Djordje Kolarski awoke in time for the end. He heard the alarmed voices above the puttering of the old Russian generator, and he saw the police dogs, misting the morning air with their breath. He knew the game was up.
The military police had been around before, but only to check the activists’ identity cards. This time, they had brought the dogs to clear them out.
Djordje and his friends had spent the night in the old barracks, huddled together for warmth. They had broken the locks to take over the building. Staying overnight was a way of making sure no one locked them out again. The occupation had been vigilant – but the eviction, when it came, was brutally efficient.
“I dared not plead my rights,” says Djordje, a 26-year-old who wears his hair dreadlocked down the middle and shaven at the sides. Looking back on that January morning, he says the activists abandoned all thought of resistance when police backup teams arrived.
Cold and scared, they did as they were ordered, assembling outside with their belongings. A small crowd gathered on the street. Some shouted at the police. No one tried to stop them. By mid-morning, the building was empty and padlocked, and Serbia’s brief experiment in socially conscious squatting was over.
The activists had tried to lay the foundation for an alternative cultural centre during their occupation of the Archibald Reiss barracks in Novi Sad.
The city is the second-largest in Serbia, and the capital of Vojvodina province, It is probably best known to a younger generation of Europeans as the home of the annual Exit music festival.
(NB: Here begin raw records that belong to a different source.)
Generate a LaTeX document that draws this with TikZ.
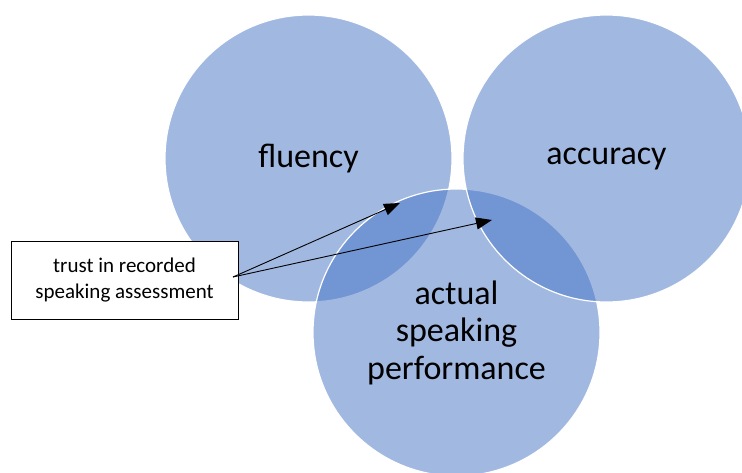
\documentclass[tikz,border=0pt]{standalone}
\usepackage{fontspec}
\setmainfont{Carlito}
\usetikzlibrary{arrows.meta}
\definecolor{vennblue}{RGB}{68,114,196}

\tikzset{
  venn/.style={circle, minimum size=287pt, inner sep=0pt, fill=vennblue, fill opacity=0.5, text opacity=1, draw=white, line width=1.2pt, align=center, font=\fontsize{34}{37.5}\selectfont},
  notebox/.style={draw, line width=0.9pt, fill=white, minimum width=227pt, minimum height=78pt, align=center, font=\fontsize{21}{25.6}\selectfont}
}

\begin{document}
\begin{tikzpicture}[x=1pt,y=-1pt]
\useasboundingbox (0,0) rectangle (742,472);

\node[venn] (fluency) at (308.5,158.5) {fluency};
\node[venn] (actual) at (456.5,332.5) {actual\\speaking\\performance};
\node[venn] (accuracy) at (606.5,158.5) {accuracy};

\node[notebox] (trust) at (124.5,280) {trust in recorded\\speaking assessment};

\coordinate (src) at (233,277);
\coordinate (fluact) at (400,203);
\coordinate (actacc) at (492,220);

\draw [line width=0.9pt, >={Triangle[length=16pt,width=12pt]},->] (src) -- (fluact);
\draw [line width=0.9pt, >={Triangle[length=16pt,width=12pt]},->] (src) -- (actacc);

\end{tikzpicture}
\end{document}
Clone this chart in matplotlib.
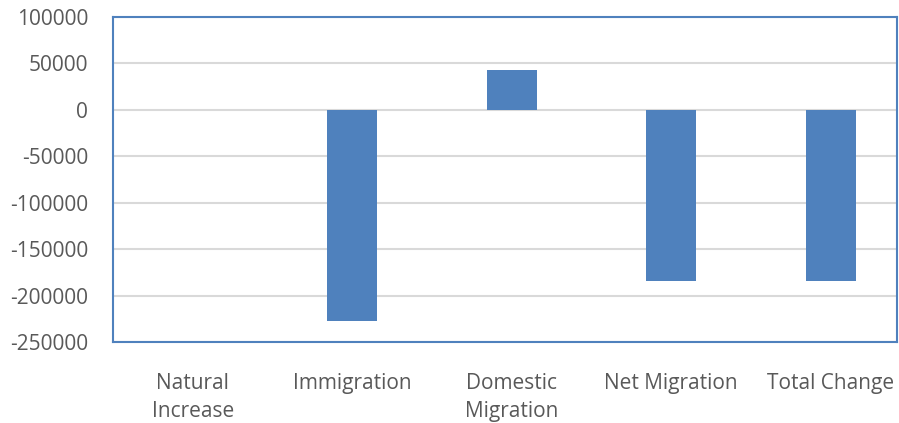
import matplotlib.pyplot as plt

plt.rcParams['font.family'] = ['Open Sans', 'DejaVu Sans']

# data
categories = ['Natural\nIncrease', 'Immigration', 'Domestic\nMigration', 'Net Migration', 'Total Change']
values = [0, -227000, 42400, -184400, -184000]
yticks = [-250000, -200000, -150000, -100000, -50000, 0, 50000, 100000]

bar_color = '#4F81BD'
frame_color = '#4F81BD'
text_color = '#595959'

fig = plt.figure(figsize=(8.99, 4.23), dpi=100)
ax = fig.add_axes([113 / 899, 1 - 342 / 423, 784 / 899, 325 / 423])

x = range(len(categories))
ax.bar(x, values, width=0.315, color=bar_color, zorder=3)

# the original chart is clipped on the right, last category slot is cut short
ax.set_xlim(-0.5, 4.415)
ax.set_ylim(-250000, 100000)
ax.set_yticks(yticks)
ax.set_yticklabels([str(v) for v in yticks])
ax.set_xticks(list(x))
ax.set_xticklabels(categories, linespacing=1.45)

ax.grid(True, axis='y', color='#D9D9D9', linewidth=1.5, zorder=0)
for s in ax.spines.values():
    s.set_color(frame_color)
    s.set_linewidth(1.5)

ax.tick_params(axis='both', length=0, labelsize=15, colors=text_color)
ax.tick_params(axis='y', pad=18)
ax.tick_params(axis='x', pad=22.5)

plt.savefig('out.png', dpi=100)
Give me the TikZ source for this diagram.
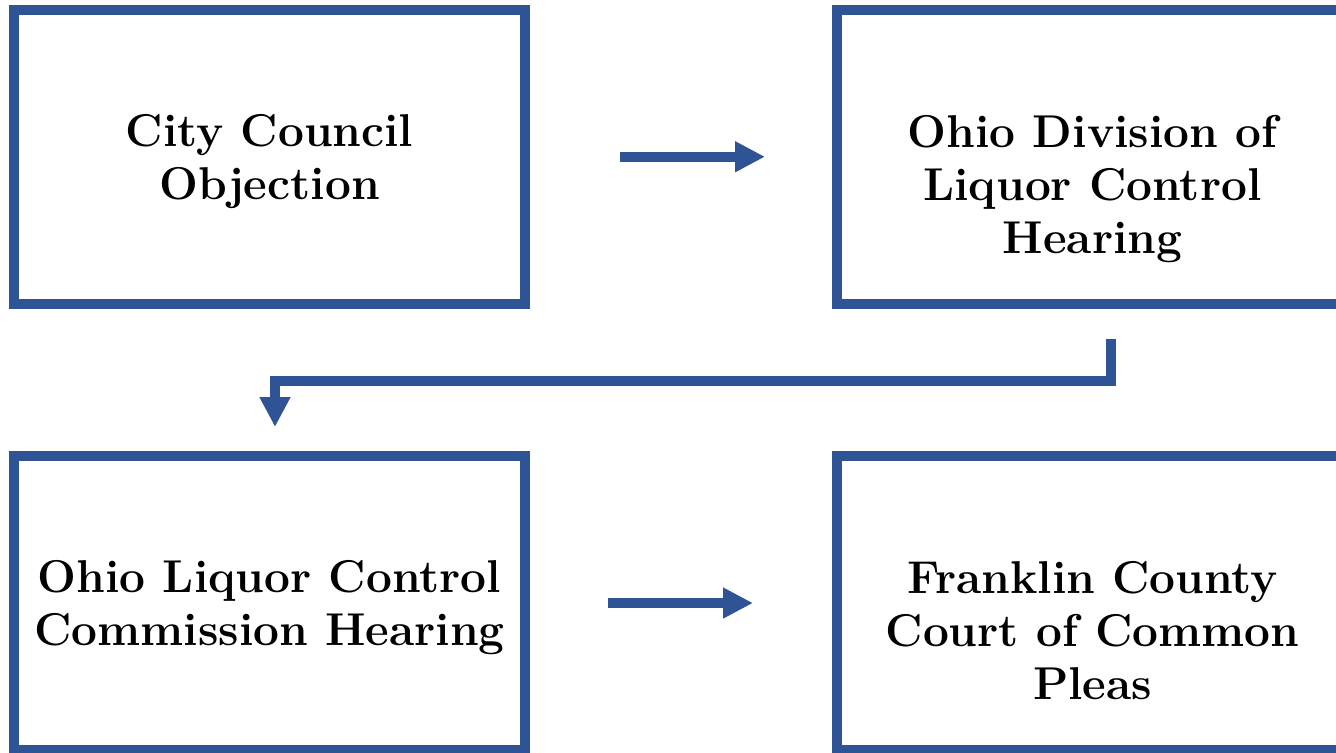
\documentclass[tikz,border=0pt]{standalone}
\usepackage{tikz}
\usetikzlibrary{positioning,
        arrows.meta}
\usepackage{xcolor}
\definecolor{stageblue}{HTML}{2F5496}

\begin{document}
\begin{tikzpicture}[x=0.5pt,y=-0.5pt,
            stage/.style={rectangle,draw=stageblue,line width=5pt,minimum width=255.5pt,minimum height=147pt,align=center,text depth=0pt,font=\fontsize{23}{26.5}\selectfont\bfseries},
            flow/.style={draw=stageblue,line width=5pt,-{Triangle[length=15pt,width=14.5pt]}}]
            \clip (0,0) rectangle (1336,752);
            \node [stage] (council) at (269.5,156.75) {City Council\\Objection};
            \node [stage] (division) at (1092.5,156.75) {\rule{0pt}{17pt}\\Ohio Division of\\Liquor Control\\Hearing};
            \node [stage] (commission) at (269.5,603) {Ohio Liquor Control\\Commission Hearing};
            \node [stage] (court) at (1092.5,603) {\rule{0pt}{17pt}\\Franklin County\\Court of Common\\Pleas};

            \draw [flow] ([xshift=45pt]council.east) -- ([xshift=-33.5pt]division.west);
            \draw [flow] ([shift={(18.5,30)}]division.south) -- ++(0,42) -| ([shift={(5.5,-24)}]commission.north);
            \draw [flow] ([xshift=39pt]commission.east) -- ([xshift=-39.5pt]court.west);
        \end{tikzpicture}
\end{document}
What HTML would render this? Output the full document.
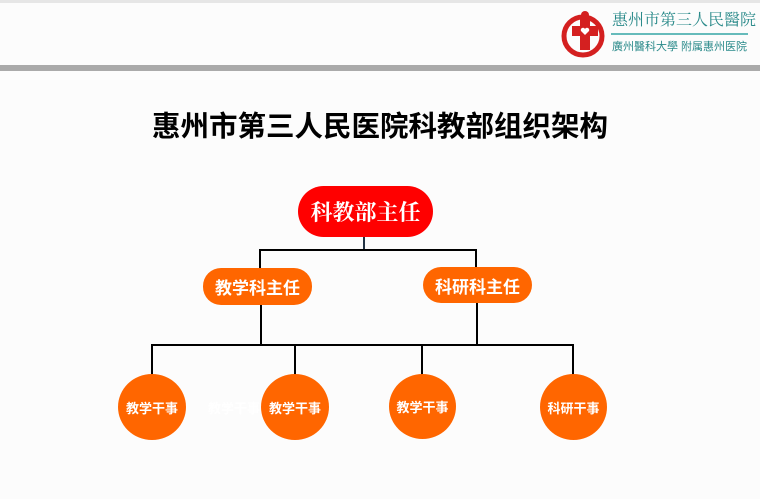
<!DOCTYPE html><html><head><meta charset="utf-8"><style>
body{margin:0;width:760px;height:499px;background:#fcfcfc;position:relative;overflow:hidden;font-family:"Liberation Sans","Noto Sans CJK SC",sans-serif}
.a{position:absolute}
.l{position:absolute;background:#000}
.p{position:absolute;color:#fff;display:flex;align-items:center;justify-content:center;font-weight:bold}
</style></head><body>
<div class="a" style="left:0;top:0;width:760px;height:3px;background:#e6e6e6"></div>
<div class="a" style="left:0;top:65px;width:760px;height:6px;background:#aaa"></div>
<svg class="a" style="left:560px;top:8px" width="50" height="50"><circle cx="23" cy="28" r="19" fill="none" stroke="#d42020" stroke-width="5"/><rect x="12" y="18" width="26" height="10" fill="#d42020"/><rect x="20" y="10" width="10" height="32" fill="#d42020"/><circle cx="25" cy="7" r="4" fill="#d42020"/><path d="M25 27l-4-4a2 2 0 0 1 4-2a2 2 0 0 1 4 2z" fill="#fff"/></svg>
<div class="a" style="left:612px;top:7px;font-size:16px;color:#2a8a8a;letter-spacing:0px;white-space:nowrap;font-family:'Noto Serif CJK SC',serif">惠州市第三人民醫院</div>
<div class="a" style="left:611px;top:33px;width:137px;height:2px;background:#6bb"></div>
<div class="a" style="left:612px;top:38px;font-size:11px;color:#2a8a8a;white-space:nowrap">廣州醫科大學 附属惠州医院</div>
<div class="a" style="left:0;top:107px;width:760px;text-align:center;font-size:28.5px;font-weight:bold;color:#000;line-height:40px">惠州市第三人民医院科教部组织架构</div>
<div class="p" style="left:298px;top:186px;width:135px;height:51px;border-radius:26px;background:#f00;font-size:22px;font-family:'Noto Serif CJK SC',serif">科教部主任</div>
<div class="l" style="left:363px;top:237px;width:2px;height:13px;background:#234"></div>
<div class="l" style="left:259px;top:249px;width:218px;height:2px"></div>
<div class="l" style="left:259px;top:249px;width:2px;height:19px"></div>
<div class="l" style="left:475px;top:249px;width:2px;height:19px"></div>
<div class="p" style="left:203px;top:268px;width:109px;height:37px;border-radius:18px;background:#f60;font-size:17px">教学科主任</div>
<div class="p" style="left:423px;top:267px;width:109px;height:36px;border-radius:18px;background:#f60;font-size:17px">科研科主任</div>
<div class="l" style="left:260px;top:305px;width:2px;height:41px"></div>
<div class="l" style="left:476px;top:303px;width:2px;height:43px"></div>
<div class="l" style="left:151px;top:344px;width:423px;height:2px"></div>
<div class="l" style="left:151px;top:344px;width:2px;height:31px"></div>
<div class="l" style="left:294px;top:344px;width:2px;height:31px"></div>
<div class="l" style="left:421px;top:344px;width:2px;height:31px"></div>
<div class="l" style="left:572px;top:344px;width:2px;height:31px"></div>
<div class="p" style="left:118px;top:374px;width:68px;height:66px;border-radius:50%;background:#f60;font-size:13px">教学干事</div>
<div class="p" style="left:200px;top:374px;width:68px;height:66px;font-size:13px">教学干事</div>
<div class="p" style="left:261px;top:374px;width:68px;height:66px;border-radius:50%;background:#f60;font-size:13px">教学干事</div>
<div class="p" style="left:389px;top:374px;width:67px;height:65px;border-radius:50%;background:#f60;font-size:13px">教学干事</div>
<div class="p" style="left:540px;top:374px;width:67px;height:66px;border-radius:50%;background:#f60;font-size:13px">科研干事</div>
</body></html>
The squatters argued that their city lacked a space for alternative culture. In the barracks, they hoped to create a place for workshops and performances, a home for musicians, activists and artists.
The illegal takeover of a derelict military building created a stir in the city. Although unprecedented in Serbia, the tactic had been tested successfully in the Croatian seaside city of Pula and in the Slovenian capital, Ljubljana. Activist-squatters there had reached an agreement with the authorities, eventually legitimising their presence.
The squatters in Serbia shared many ideals with their counterparts in Croatia and Slovenia. But their failure was testament to a very different reality.
The tussle over the Archibald Reiss barracks pitted the demands of artists against the needs of Serbia’s soldiers.
It showed that while there may be sound reasons for bending the law to promote culture, they carried little weight during an economic crisis. And they certainly could not counter the military’s right to dispose of its property as it pleased – even as the condition of that property deteriorated.
The Archibald Reiss barracks were built in the 1890s for the soldiers of the Austro-Hungarian empire, of which Novi Sad was then a part. They are named after a German-born physician who championed the Serbian cause in the early twentieth century.
The two-storey high structure has large windows and a pale yellow façade. Compared to the historic attractions of the city centre, the barracks appear somewhat functional. Compared to a modern Serbian barracks however, they seem rather grand.
According to a spokeswoman for Novi Sad’s main conservation body, the Institute for the Protection of Historical Monuments, the complex is the subject of a preservation order on account of its “historical and architectural” value.
The financial potential of the site is obvious. It occupies prime real estate – an area of 10,000 square metres in the heart of Novi Sad.
In 2011, Serbia discontinued mandatory military service for young men. With fewer recruits to house, the Archibald Reiss barracks were deemed obsolete.